This winter curry with cinnamon saffron rice is sweet and filled with flavour, and you can tailor your garam masala to your own tastes, adjusting as you like. The rice is pretty foolproof, the method taught to me by Peter Begg, a man who knows about food.
- Serves: 4-6
- Preparation time: 10 minutes
- Cooking time: 20 minutes
- 2 tbsp of safflower oil
- 2 onions, peeled and finely chopped
- 2 cloves of garlic, peeled and finely chopped
- 1 green chilli, deseeded and finely chopped
- 1kg pumpkin, peeled, deseeded and roughly chopped
- 400g can of chickpeas/garbanzo beans, drained and rinsed
- 250ml cups of vegetable stock
- 400ml of coconut milk
- 2 handfuls of mangetout
- A handful of fresh coriander/cilantro
For the garam masala:
- 1 tsp of cumin seeds
- 1 tsp of mustard seeds
- ½ tsp of cloves
- 1 tsp of ground turmeric
- 6 cardamom pods, seeds only
For the saffron cinnamon rice:
- 300g basmati rice
- 450ml water
- 1 large knob of butter
- A couple of cardamom pods
- A pinch of saffron
- 2 cinnamon sticks
- In a pestle and mortar, make the garam masala by crushing up and grinding all your dry spices.

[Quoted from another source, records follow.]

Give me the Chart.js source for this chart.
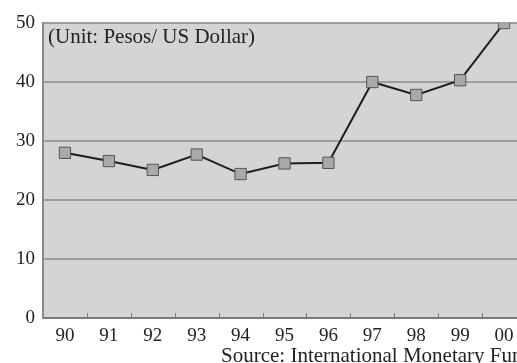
<!DOCTYPE html>
<html>
<head>
<meta charset="utf-8">
<script src="https://cdn.jsdelivr.net/npm/chart.js@4/dist/chart.umd.min.js"></script>
<style>
  html, body { margin: 0; padding: 0; background: #fff; overflow: hidden; }
  #wrap { width: 517px; height: 363px; overflow: hidden; }
</style>
</head>
<body>
<div id="wrap"><canvas id="c" width="540" height="363"></canvas></div>
<script>
// Year labels and end-of-year exchange rate (Pesos per US Dollar)
const years = ['90', '91', '92', '93', '94', '95', '96', '97', '98', '99', '00'];
const pesoRate = [28.0, 26.6, 25.1, 27.7, 24.4, 26.2, 26.3, 40.0, 37.8, 40.3, 50.0];
const yTicks = [0, 10, 20, 30, 40, 50];
const unitLabel = '(Unit: Pesos/ US Dollar)';
const sourceLabel = 'Source: International Monetary Fund';

const serif = '"Liberation Serif", "DejaVu Serif", serif';

// Gray plot background, inside tick marks between years, unit and source text
const decorations = {
  id: 'decorations',
  beforeDraw(chart) {
    const { ctx, chartArea: a } = chart;
    ctx.save();
    ctx.fillStyle = '#d4d4d4';
    ctx.fillRect(a.left, a.top, a.right - a.left, a.bottom - a.top);
    ctx.restore();
  },
  afterDatasetsDraw(chart) {
    const { ctx, chartArea: a, scales } = chart;
    const x = scales.x;
    ctx.save();
    ctx.strokeStyle = '#777';
    ctx.lineWidth = 1;
    for (let i = 0; i < years.length - 1; i++) {
      const px = Math.round((x.getPixelForValue(i) + x.getPixelForValue(i + 1)) / 2) + 0.5;
      ctx.beginPath();
      ctx.moveTo(px, a.bottom);
      ctx.lineTo(px, a.bottom - 5);
      ctx.stroke();
    }
    ctx.fillStyle = '#222';
    ctx.font = '21px ' + serif;
    ctx.textBaseline = 'alphabetic';
    ctx.textAlign = 'left';
    ctx.fillText(unitLabel, a.left + 5, 43);
    ctx.fillText(sourceLabel, 221, 362);
    ctx.restore();
  }
};

new Chart(document.getElementById('c'), {
  type: 'line',
  data: {
    labels: years,
    datasets: [{
      data: pesoRate,
      borderColor: '#1e1e1e',
      borderWidth: 2,
      pointStyle: 'rect',
      pointRadius: 8,
      pointBackgroundColor: '#a9a9a9',
      pointBorderColor: '#555',
      pointBorderWidth: 1,
      tension: 0
    }]
  },
  options: {
    responsive: false,
    animation: false,
    layout: { padding: { top: 23, right: 14, left: 0, bottom: 0 } },
    plugins: { legend: { display: false }, tooltip: { enabled: false } },
    scales: {
      x: {
        offset: true,
        grid: { display: false, drawTicks: false },
        border: { display: true, color: '#7a7a7a', width: 2 },
        ticks: { color: '#222', font: { family: serif, size: 19 }, padding: 7, maxRotation: 0 },
        afterFit(s) { s.height = 45; }
      },
      y: {
        min: 0,
        max: 50,
        afterBuildTicks(s) { s.ticks = yTicks.map(v => ({ value: v })); },
        grid: { color: '#9c9c9c', lineWidth: 2, drawTicks: false },
        border: { display: true, color: '#8a8a8a', width: 2 },
        ticks: { color: '#222', font: { family: serif, size: 19 }, padding: 8 },
        afterFit(s) { s.width = 43; }
      }
    }
  },
  plugins: [decorations]
});
</script>
</body>
</html>
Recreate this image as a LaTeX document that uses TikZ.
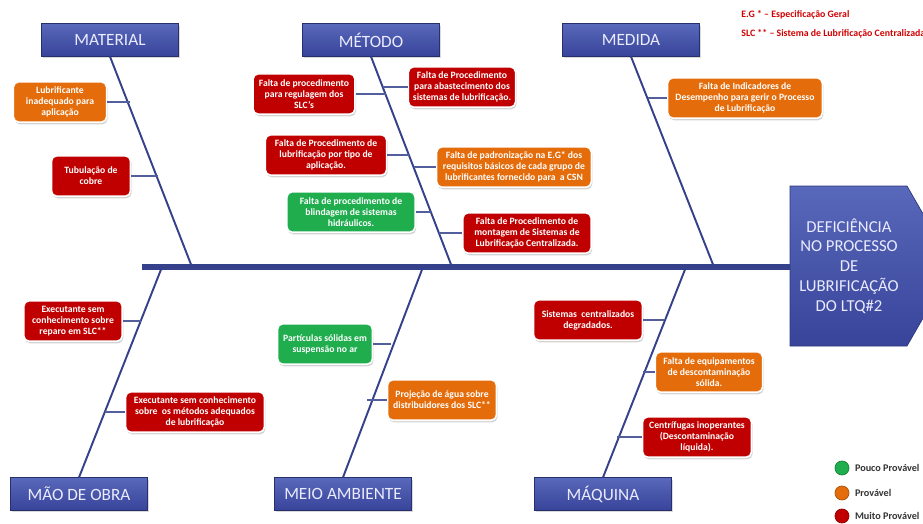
\documentclass[tikz,border=0pt]{standalone}
\usepackage{fontspec}
\setmainfont{Carlito}
\usetikzlibrary{positioning,calc,shadows}

\definecolor{corMuito}{HTML}{C00000}
\definecolor{corProvavel}{HTML}{E46C0A}
\definecolor{corPouco}{HTML}{1FAD4E}
\definecolor{corEspinha}{HTML}{35418A}
\definecolor{cabTopo}{HTML}{5868BA}
\definecolor{cabBase}{HTML}{38449A}
\definecolor{corNota}{HTML}{D00000}

\tikzset{
  categoria/.style={draw=cabBase!70!black, top color=cabTopo, bottom color=cabBase,
    text=white!92!blue, font=\fontsize{9.8}{11}\selectfont,
    minimum width=78pt, minimum height=18.5pt,
    drop shadow={opacity=0.3,shadow xshift=0.6pt,shadow yshift=-1.2pt}},
  causa/.style={draw=white, line width=0.9pt, rounded corners=3pt, text=white,
    align=center, font=\fontsize{5.5}{6.2}\selectfont\bfseries,
    minimum height=23pt, inner sep=1pt,
    drop shadow={opacity=0.35,shadow xshift=0.6pt,shadow yshift=-1.2pt}},
  muito/.style={causa, fill=corMuito},
  provavel/.style={causa, fill=corProvavel},
  pouco/.style={causa, fill=corPouco},
  osso/.style={draw=corEspinha, line width=1.1pt},
  ramo/.style={draw=corEspinha!85, line width=0.7pt},
  nota/.style={text=corNota, font=\fontsize{5.6}{6.5}\selectfont\bfseries, inner sep=0pt}
}

\begin{document}
\begin{tikzpicture}[x=0.02cm, y=-0.02cm]
\useasboundingbox (0,0) rectangle (923,524);

% cabeca do peixe
\shade[top color=cabTopo, bottom color=cabBase, draw=cabBase!80!black]
  (790,186) -- (907,186) -- (953,266) -- (907,346) -- (790,346) -- cycle;
\node[text=white!92!blue, align=center, font=\fontsize{9.5}{11.3}\selectfont] (efeito) at (849,266)
  {DEFICIÊNCIA\\NO PROCESSO\\DE\\LUBRIFICAÇÃO\\DO LTQ\#2};

% espinha
\coordinate (cauda) at (142,267);
\coordinate (pescoco) at (790,267);
\foreach \n/\x in {s1/192, s2/452, s3/714, s4/162, s5/423, s6/686}
  \coordinate (\n) at (\x,267);
\draw[draw=corEspinha, line width=3pt] (cauda) -- (pescoco);

% categorias
\node[categoria] (material) at (110,40) {MATERIAL};
\node[categoria] (metodo) at (371,40) {MÉTODO};
\node[categoria] (medida) at (631,40) {MEDIDA};
\node[categoria] (maoobra) at (79,494) {MÃO DE OBRA};
\node[categoria] (meioamb) at (343,494) {MEIO AMBIENTE};
\node[categoria] (maquina) at (603,494) {MÁQUINA};

\draw[osso] (material.south) -- (s1);
\draw[osso] (metodo.south) -- (s2);
\draw[osso] (medida.south) -- (s3);
\draw[osso] (maoobra.north) -- (s4);
\draw[osso] (meioamb.north) -- (s5);
\draw[osso] (maquina.north) -- (s6);

% pontos nos ossos
\foreach \n/\x/\y in {b1/130/102, b2/158/176,
    b3/386/94, b4/383/87, b5/409/155, b6/414/167, b7/431/212, b8/439/233,
    b9/648/98,
    b10/141/321, b11/105/412,
    b12/391/344, b13/367/400,
    b14/664/320, b15/643/372, b16/617/437}
  \coordinate (\n) at (\x,\y);

% causas - material
\node[provavel, minimum width=53pt] (lub) at (60,102) {Lubrificante\\inadequado para\\aplicação};
\node[muito, minimum width=45pt] (tub) at (91,176) {Tubulação de\\cobre};

% causas - metodo
\node[muito, minimum width=58pt] (reg) at (304,94) {Falta de procedimento\\para regulagem dos\\SLC's};
\node[muito, minimum width=61pt] (abast) at (462,87) {Falta de Procedimento\\para abastecimento dos\\sistemas de lubrificação.};
\node[muito, minimum width=69pt] (tipo) at (326,155) {Falta de Procedimento de\\lubrificação por tipo de\\aplicação.};
\node[provavel, minimum width=88pt] (padr) at (514,167) {Falta de padronização na E.G* dos\\requisitos básicos de cada grupo de\\lubrificantes fornecido para \ a CSN};
\node[pouco, minimum width=73pt] (blind) at (351,212) {Falta de procedimento de\\blindagem de sistemas\\hidráulicos.};
\node[muito, minimum width=73pt] (mont) at (527,233) {Falta de Procedimento de\\montagem de Sistemas de\\Lubrificação Centralizada.};

% causas - medida
\node[provavel, minimum width=88pt] (indic) at (745,98) {Falta de Indicadores de\\Desempenho para gerir o Processo\\de Lubrificação};

% causas - mao de obra
\node[muito, minimum width=56pt] (exec1) at (73,321) {Executante sem\\conhecimento sobre\\reparo em SLC**};
\node[muito, minimum width=79pt] (exec2) at (195,412) {Executante sem conhecimento\\sobre \ os métodos adequados\\de lubrificação};

% causas - meio ambiente
\node[pouco, minimum width=54pt] (part) at (325,344) {Partículas sólidas em\\suspensão no ar};
\node[provavel, minimum width=62pt] (proj) at (442,400) {Projeção de água sobre\\distribuidores dos SLC**};

% causas - maquina
\node[muito, minimum width=62pt] (sist) at (588,320) {Sistemas \ centralizados\\degradados.};
\node[provavel, minimum width=61pt] (equip) at (709,372) {Falta de equipamentos\\de descontaminação\\sólida.};
\node[muito, minimum width=62pt] (centr) at (697,437) {Centrífugas inoperantes\\(Descontaminação\\líquida).};

% ramos
\draw[ramo] (lub) -- (lub -| b1);
\draw[ramo] (tub) -- (tub -| b2);
\draw[ramo] (reg) -- (reg -| b3);
\draw[ramo] (abast) -- (abast -| b4);
\draw[ramo] (tipo) -- (tipo -| b5);
\draw[ramo] (padr) -- (padr -| b6);
\draw[ramo] (blind) -- (blind -| b7);
\draw[ramo] (mont) -- (mont -| b8);
\draw[ramo] (indic) -- (indic -| b9);
\draw[ramo] (exec1) -- (exec1 -| b10);
\draw[ramo] (exec2) -- (exec2 -| b11);
\draw[ramo] (part) -- (part -| b12);
\draw[ramo] (proj) -- (proj -| b13);
\draw[ramo] (sist) -- (sist -| b14);
\draw[ramo] (equip) -- (equip -| b15);
\draw[ramo] (centr) -- (centr -| b16);

% notas
\node[nota, anchor=west] (notaeg) at (741,15) {E.G * -- Especificação Geral};
\node[nota, anchor=west] (notaslc) at (741,34) {SLC ** -- Sistema de Lubrificação Centralizada};

% legenda
\foreach \i/\cor/\txt/\y in {1/corPouco/Pouco Provável/468, 2/corProvavel/Provável/493, 3/corMuito/Muito Provável/516} {
  \node[circle, fill=\cor, draw=\cor!75!black, minimum size=8pt, inner sep=0pt] (leg\i) at (842,\y) {};
  \node[right=3pt of leg\i, inner sep=0pt, text=black!80, font=\fontsize{5.8}{6.5}\selectfont\bfseries] (legtxt\i) {\txt};
}

\end{tikzpicture}
\end{document}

- In a heavy-bottomed casserole or pan, heat the safflower oil and add the onions, sweating on a low heat until soft and translucent. Add the garlic and stir for another half a minute, taking care not to burn it.
- Add to this mix the garam masala and chilli and coat the onions with it. Add the pumpkin and the chickpeas/garbanzo beans and then pour over the stock, followed by the coconut milk.
- Season and simmer for 10 to 15 minutes, add the mangetout, and cook for another five.
- To make the saffron cinnamon rice, put the rice in a sieve and rinse until the water runs clear. Put the rice in a large saucepan with the water, the butter, cardamom, saffron and cinnamon.
- Bring to a rolling boil, quickly turn the heat down, put a lid on the saucepan and then leave for 10 minutes. Remove the lid and take it to the table in the saucepan, because it looks like a painting.
- Serve with handfuls of coriander/cilantro.